YOUR OBJECTIVE »
Extract each line of the records below that contains the word "script".

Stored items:

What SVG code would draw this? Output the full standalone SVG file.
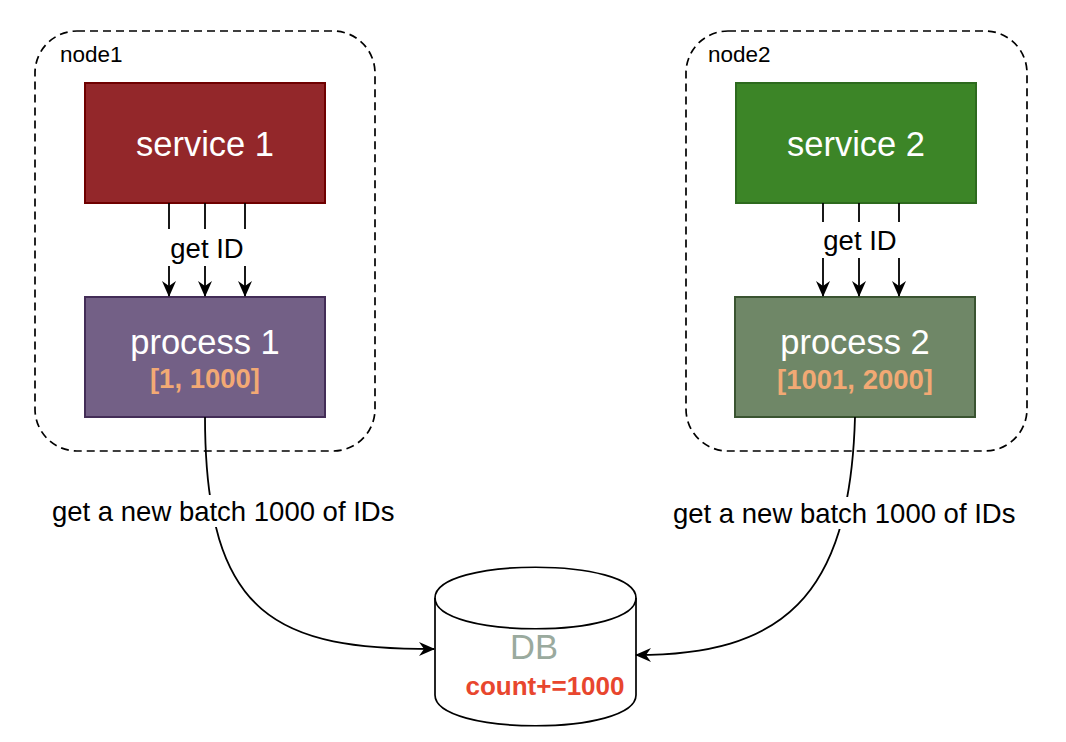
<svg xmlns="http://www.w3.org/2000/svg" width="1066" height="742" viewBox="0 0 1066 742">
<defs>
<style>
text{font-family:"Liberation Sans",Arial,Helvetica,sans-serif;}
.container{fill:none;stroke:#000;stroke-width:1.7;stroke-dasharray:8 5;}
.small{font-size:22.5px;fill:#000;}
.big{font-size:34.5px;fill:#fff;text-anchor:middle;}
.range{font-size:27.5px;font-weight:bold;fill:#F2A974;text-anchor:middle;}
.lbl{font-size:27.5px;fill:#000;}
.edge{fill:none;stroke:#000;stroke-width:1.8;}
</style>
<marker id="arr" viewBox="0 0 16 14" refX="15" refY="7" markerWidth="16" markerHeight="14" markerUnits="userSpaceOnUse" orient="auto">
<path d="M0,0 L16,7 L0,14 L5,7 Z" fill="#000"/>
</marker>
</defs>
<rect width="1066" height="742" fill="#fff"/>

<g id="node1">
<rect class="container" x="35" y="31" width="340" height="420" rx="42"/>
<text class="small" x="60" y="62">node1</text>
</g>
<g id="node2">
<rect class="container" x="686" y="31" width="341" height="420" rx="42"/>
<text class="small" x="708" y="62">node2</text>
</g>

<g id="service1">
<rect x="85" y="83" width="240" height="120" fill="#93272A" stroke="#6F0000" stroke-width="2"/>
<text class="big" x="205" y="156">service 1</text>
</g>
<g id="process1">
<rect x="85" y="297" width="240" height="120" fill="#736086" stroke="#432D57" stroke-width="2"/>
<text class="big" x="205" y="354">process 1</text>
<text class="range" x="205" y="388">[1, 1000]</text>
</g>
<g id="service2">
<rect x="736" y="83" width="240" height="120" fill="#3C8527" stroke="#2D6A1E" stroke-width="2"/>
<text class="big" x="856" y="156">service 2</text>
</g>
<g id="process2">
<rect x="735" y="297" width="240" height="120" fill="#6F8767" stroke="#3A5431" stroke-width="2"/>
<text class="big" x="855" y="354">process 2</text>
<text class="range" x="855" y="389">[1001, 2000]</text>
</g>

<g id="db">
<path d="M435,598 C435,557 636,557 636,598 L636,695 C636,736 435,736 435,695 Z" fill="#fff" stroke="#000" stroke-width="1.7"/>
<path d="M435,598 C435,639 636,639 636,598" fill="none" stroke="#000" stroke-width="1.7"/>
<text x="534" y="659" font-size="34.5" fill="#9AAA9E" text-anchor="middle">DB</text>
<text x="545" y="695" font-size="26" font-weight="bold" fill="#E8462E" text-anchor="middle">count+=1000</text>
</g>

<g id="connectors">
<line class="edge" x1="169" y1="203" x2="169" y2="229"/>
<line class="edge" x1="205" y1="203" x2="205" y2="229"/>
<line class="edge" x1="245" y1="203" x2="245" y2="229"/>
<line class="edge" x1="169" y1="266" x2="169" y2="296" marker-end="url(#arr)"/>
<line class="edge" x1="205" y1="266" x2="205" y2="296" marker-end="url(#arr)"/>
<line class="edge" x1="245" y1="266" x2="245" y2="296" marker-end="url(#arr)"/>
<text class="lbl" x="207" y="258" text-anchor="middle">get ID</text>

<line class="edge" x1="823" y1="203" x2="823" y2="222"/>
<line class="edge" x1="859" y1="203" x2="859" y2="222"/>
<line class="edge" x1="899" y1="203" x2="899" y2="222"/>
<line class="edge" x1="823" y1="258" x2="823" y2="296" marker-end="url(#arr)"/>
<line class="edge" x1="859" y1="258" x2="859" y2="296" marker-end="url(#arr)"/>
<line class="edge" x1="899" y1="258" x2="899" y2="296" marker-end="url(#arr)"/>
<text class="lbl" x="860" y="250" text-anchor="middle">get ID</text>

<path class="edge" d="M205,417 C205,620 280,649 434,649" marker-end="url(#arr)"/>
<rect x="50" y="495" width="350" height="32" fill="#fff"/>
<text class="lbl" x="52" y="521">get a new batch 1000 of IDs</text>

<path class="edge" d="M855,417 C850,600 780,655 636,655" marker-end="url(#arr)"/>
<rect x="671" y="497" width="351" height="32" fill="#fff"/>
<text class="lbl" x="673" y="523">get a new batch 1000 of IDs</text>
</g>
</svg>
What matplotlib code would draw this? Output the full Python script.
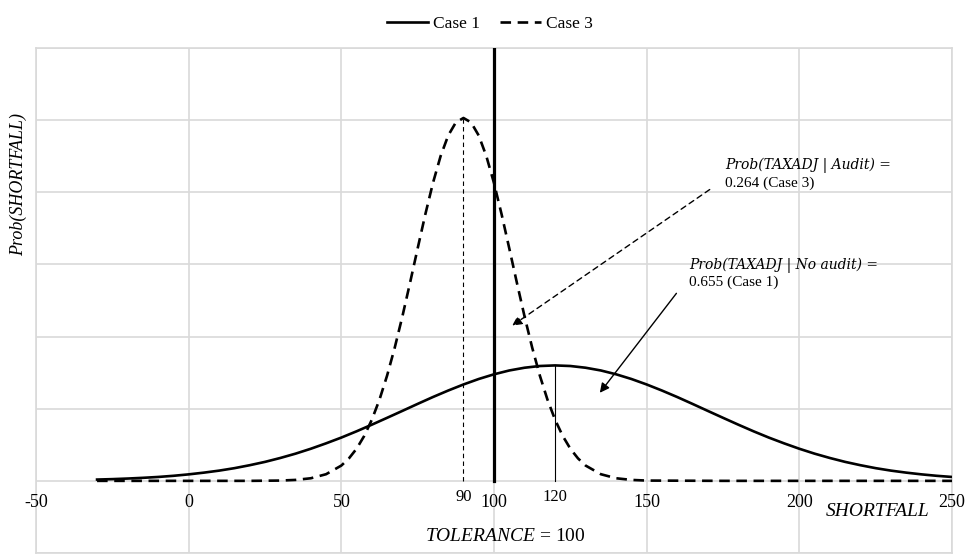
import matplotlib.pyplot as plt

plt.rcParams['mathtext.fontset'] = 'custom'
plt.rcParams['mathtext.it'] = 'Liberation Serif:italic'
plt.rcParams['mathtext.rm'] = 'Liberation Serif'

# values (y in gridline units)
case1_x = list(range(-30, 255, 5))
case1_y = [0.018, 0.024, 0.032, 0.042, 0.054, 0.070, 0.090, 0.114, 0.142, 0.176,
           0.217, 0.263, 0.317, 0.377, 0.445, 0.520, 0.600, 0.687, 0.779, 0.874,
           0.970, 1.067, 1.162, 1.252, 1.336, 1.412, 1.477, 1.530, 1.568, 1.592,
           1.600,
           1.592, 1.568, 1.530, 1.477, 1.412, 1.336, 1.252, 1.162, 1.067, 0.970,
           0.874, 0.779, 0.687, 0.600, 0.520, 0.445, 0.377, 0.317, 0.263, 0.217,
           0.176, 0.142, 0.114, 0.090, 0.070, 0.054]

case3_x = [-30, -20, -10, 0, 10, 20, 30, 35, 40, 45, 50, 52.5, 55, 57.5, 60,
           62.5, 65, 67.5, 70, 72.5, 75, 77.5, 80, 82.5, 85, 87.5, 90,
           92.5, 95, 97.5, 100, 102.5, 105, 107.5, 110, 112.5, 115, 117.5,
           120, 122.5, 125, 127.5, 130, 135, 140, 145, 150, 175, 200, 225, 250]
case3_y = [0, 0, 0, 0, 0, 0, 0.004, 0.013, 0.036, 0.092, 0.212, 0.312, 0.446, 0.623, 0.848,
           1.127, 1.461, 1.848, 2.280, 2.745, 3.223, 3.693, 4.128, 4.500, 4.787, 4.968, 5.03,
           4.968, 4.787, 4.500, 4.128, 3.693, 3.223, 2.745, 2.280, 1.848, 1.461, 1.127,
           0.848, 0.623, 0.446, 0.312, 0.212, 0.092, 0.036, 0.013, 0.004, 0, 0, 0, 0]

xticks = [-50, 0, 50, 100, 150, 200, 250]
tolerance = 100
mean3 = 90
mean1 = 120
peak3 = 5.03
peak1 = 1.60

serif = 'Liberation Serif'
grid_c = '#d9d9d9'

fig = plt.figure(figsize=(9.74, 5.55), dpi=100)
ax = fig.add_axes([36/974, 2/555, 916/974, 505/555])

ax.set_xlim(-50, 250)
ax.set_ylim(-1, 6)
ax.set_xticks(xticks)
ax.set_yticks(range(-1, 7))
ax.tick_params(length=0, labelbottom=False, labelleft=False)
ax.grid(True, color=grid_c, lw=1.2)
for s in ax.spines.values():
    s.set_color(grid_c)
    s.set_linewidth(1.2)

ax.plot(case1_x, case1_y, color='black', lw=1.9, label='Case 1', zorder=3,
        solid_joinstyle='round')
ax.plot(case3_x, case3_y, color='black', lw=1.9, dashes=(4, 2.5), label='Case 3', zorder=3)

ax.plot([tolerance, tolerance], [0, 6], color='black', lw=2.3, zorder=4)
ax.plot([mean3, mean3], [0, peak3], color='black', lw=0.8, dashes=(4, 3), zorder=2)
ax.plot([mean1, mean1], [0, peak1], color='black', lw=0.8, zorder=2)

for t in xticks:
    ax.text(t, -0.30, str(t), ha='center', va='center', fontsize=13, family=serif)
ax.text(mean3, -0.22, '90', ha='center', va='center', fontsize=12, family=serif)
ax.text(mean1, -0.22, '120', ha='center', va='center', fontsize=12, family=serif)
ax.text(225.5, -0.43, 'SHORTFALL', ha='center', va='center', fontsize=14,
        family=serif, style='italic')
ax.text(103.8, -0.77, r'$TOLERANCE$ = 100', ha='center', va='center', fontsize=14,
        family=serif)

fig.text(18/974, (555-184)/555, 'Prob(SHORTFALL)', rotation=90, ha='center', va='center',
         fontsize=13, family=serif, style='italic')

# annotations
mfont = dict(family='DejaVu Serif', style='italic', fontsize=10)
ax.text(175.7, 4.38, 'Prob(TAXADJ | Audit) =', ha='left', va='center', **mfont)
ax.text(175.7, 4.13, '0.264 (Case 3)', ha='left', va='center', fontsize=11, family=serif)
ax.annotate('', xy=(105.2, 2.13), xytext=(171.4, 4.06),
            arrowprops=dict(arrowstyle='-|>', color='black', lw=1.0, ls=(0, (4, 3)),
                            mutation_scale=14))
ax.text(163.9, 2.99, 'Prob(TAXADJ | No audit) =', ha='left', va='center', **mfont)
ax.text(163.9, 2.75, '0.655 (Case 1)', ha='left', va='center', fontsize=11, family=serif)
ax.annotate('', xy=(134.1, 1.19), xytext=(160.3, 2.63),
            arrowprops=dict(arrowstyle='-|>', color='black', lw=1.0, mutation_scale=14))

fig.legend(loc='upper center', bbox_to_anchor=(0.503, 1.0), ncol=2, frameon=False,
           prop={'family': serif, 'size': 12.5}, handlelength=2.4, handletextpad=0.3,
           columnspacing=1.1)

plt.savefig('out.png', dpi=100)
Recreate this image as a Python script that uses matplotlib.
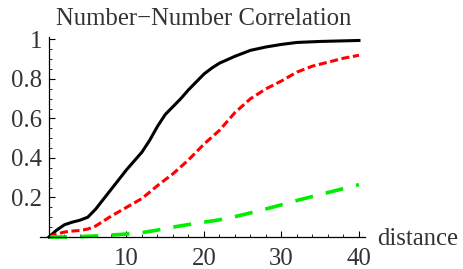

RESULT FOR THIS EXERCISE »
What matplotlib code would draw this? Output the full Python script.
Recreate this image as a Python script that uses matplotlib.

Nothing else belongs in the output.